▶ **Materials provided**
▽
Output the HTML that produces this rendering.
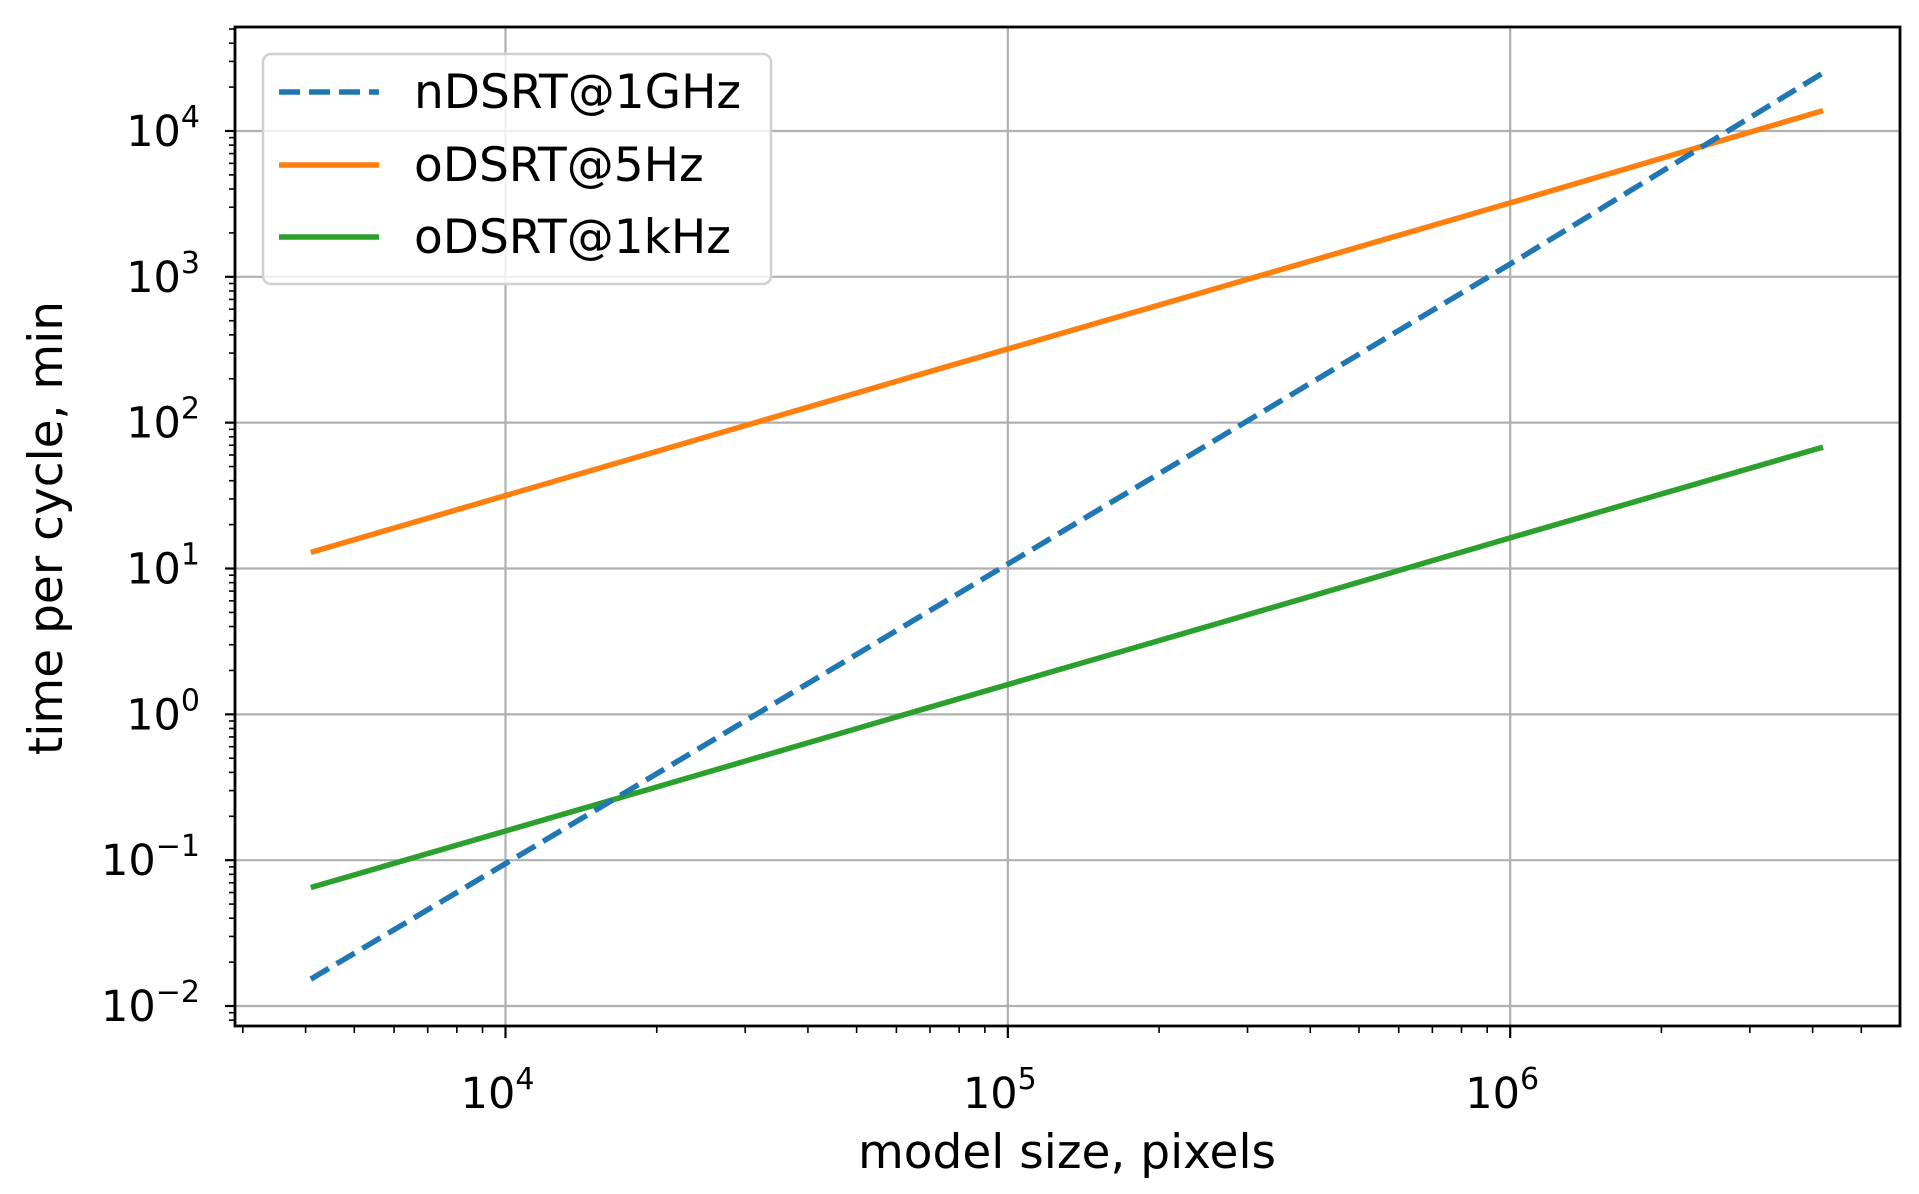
<!DOCTYPE html>
<html><head><meta charset="utf-8"><style>
html,body{margin:0;padding:0;background:#fff;}
svg{display:block;font-family:"DejaVu Sans","Liberation Sans",sans-serif;}
</style></head><body>
<svg id="chart" width="1919" height="1194" viewBox="0 0 1919 1194" xmlns="http://www.w3.org/2000/svg">
<g id="grid"></g>
<g id="series"></g>
<rect x="235" y="27" width="1665" height="999" fill="none" stroke="#000" stroke-width="2.8"/>
<g id="ticks"></g>
<text x="1067" y="1168" font-size="47" text-anchor="middle">model size, pixels</text>
<text transform="translate(62,528) rotate(-90)" font-size="47" text-anchor="middle">time per cycle, min</text>
<g>
<rect x="263" y="54" width="508" height="230" rx="8" fill="#fff" fill-opacity="0.8" stroke="#d0d0d0" stroke-width="2.5"/>
<g>
<line x1="279" y1="92" x2="379" y2="92" stroke="#1f77b4" stroke-width="5.5" stroke-dasharray="21 9"/>
<text x="414" y="108" font-size="47">nDSRT@1GHz</text></g>
<g>
<line x1="279" y1="165" x2="379" y2="165" stroke="#ff7f0e" stroke-width="5.5"/>
<text x="414" y="181" font-size="47">oDSRT@5Hz</text></g>
<g>
<line x1="279" y1="237" x2="379" y2="237" stroke="#2ca02c" stroke-width="5.5"/>
<text x="414" y="253" font-size="47">oDSRT@1kHz</text></g>
</g>
</svg>
<script>
const modelSizes = [4096, 16384, 65536, 262144, 1048576, 4194304];
const nDSRT1GHz = [0.0153, 0.26, 4.5, 78, 1350, 25000];
const oDSRT5Hz = [12.9, 52, 210, 840, 3370, 13800];
const oDSRT1kHz = [0.065, 0.26, 1.05, 4.2, 17, 68];
const yTickExps = [-2, -1, 0, 1, 2, 3, 4];
const xTickExps = [4, 5, 6];

const L=235,R=1900,T=27,B=1026;
const xMin=3.4615,xMax=6.776,yMin=-2.137,yMax=4.713;
const sx=v=>L+(Math.log10(v)-xMin)/(xMax-xMin)*(R-L);
const sy=v=>B-(Math.log10(v)-yMin)/(yMax-yMin)*(B-T);
const NS="http://www.w3.org/2000/svg";
function mk(tag,attrs,parent){const e=document.createElementNS(NS,tag);for(const k in attrs)e.setAttribute(k,attrs[k]);parent.appendChild(e);return e;}
const grid=document.getElementById('grid'),ticks=document.getElementById('ticks'),series=document.getElementById('series');

yTickExps.forEach(p=>{
  const y=sy(Math.pow(10,p));
  const g=mk('line',{x1:L,x2:R,y1:y,y2:y,stroke:'#b0b0b0','stroke-width':2.2},grid);
  
  
  mk('line',{x1:L-10,x2:L,y1:y,y2:y,stroke:'#000','stroke-width':2.2},ticks);
  const t=mk('text',{x:200,y:y+15,'font-size':43,'text-anchor':'end'},ticks);
  
  
  t.textContent='10';
  const s=mk('tspan',{dy:-19,'font-size':30},t);
  s.textContent=(p<0?'\u2212':'')+Math.abs(p);
});
for(let p=-3;p<=4;p++)for(let m=2;m<=9;m++){const v=m*Math.pow(10,p);const y=sy(v);if(y<T||y>B)continue;mk('line',{x1:L-6,x2:L,y1:y,y2:y,stroke:'#000','stroke-width':1.6},ticks);}
xTickExps.forEach(p=>{
  const x=sx(Math.pow(10,p));
  const g=mk('line',{x1:x,x2:x,y1:T,y2:B,stroke:'#b0b0b0','stroke-width':2.2},grid);
  
  
  mk('line',{x1:x,x2:x,y1:B,y2:B+12,stroke:'#000','stroke-width':2.2},ticks);
  const t=mk('text',{x:x-8,y:1108,'font-size':43,'text-anchor':'middle'},ticks);
  
  
  t.textContent='10';
  const s=mk('tspan',{dy:-19,'font-size':30},t);
  s.textContent=String(p);
});
for(let p=3;p<=6;p++)for(let m=2;m<=9;m++){const x=sx(m*Math.pow(10,p));if(x<L||x>R)continue;mk('line',{x1:x,x2:x,y1:B,y2:B+7,stroke:'#000','stroke-width':1.6},ticks);}

function draw(vals,color,name,dash){
  const pts=modelSizes.map((v,i)=>sx(v).toFixed(1)+','+sy(vals[i]).toFixed(1)).join(' ');
  const a={points:pts,fill:'none',stroke:color,'stroke-width':5.5};
  if(dash)a['stroke-dasharray']=dash;
  const p=mk('polyline',a,series);
  
  
}
draw(oDSRT5Hz,'#ff7f0e','line-odsrt-5hz');
draw(oDSRT1kHz,'#2ca02c','line-odsrt-1khz');
draw(nDSRT1GHz,'#1f77b4','line-ndsrt-1ghz','21 9');
</script>
</body></html>
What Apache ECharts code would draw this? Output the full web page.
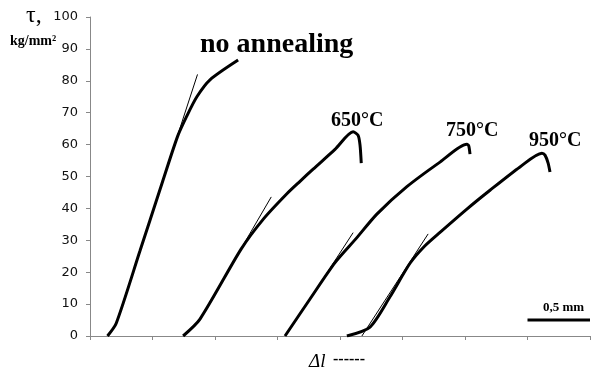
△
▶ **Instruction**
Locate all lines that include the word "draw" and copy them out.

▶ **Reply to the exercise**
function draw(vals,color,name,dash){
draw(oDSRT5Hz,'#ff7f0e','line-odsrt-5hz');
draw(oDSRT1kHz,'#2ca02c','line-odsrt-1khz');
draw(nDSRT1GHz,'#1f77b4','line-ndsrt-1ghz','21 9');
What Apache ECharts code would draw this? Output the full web page.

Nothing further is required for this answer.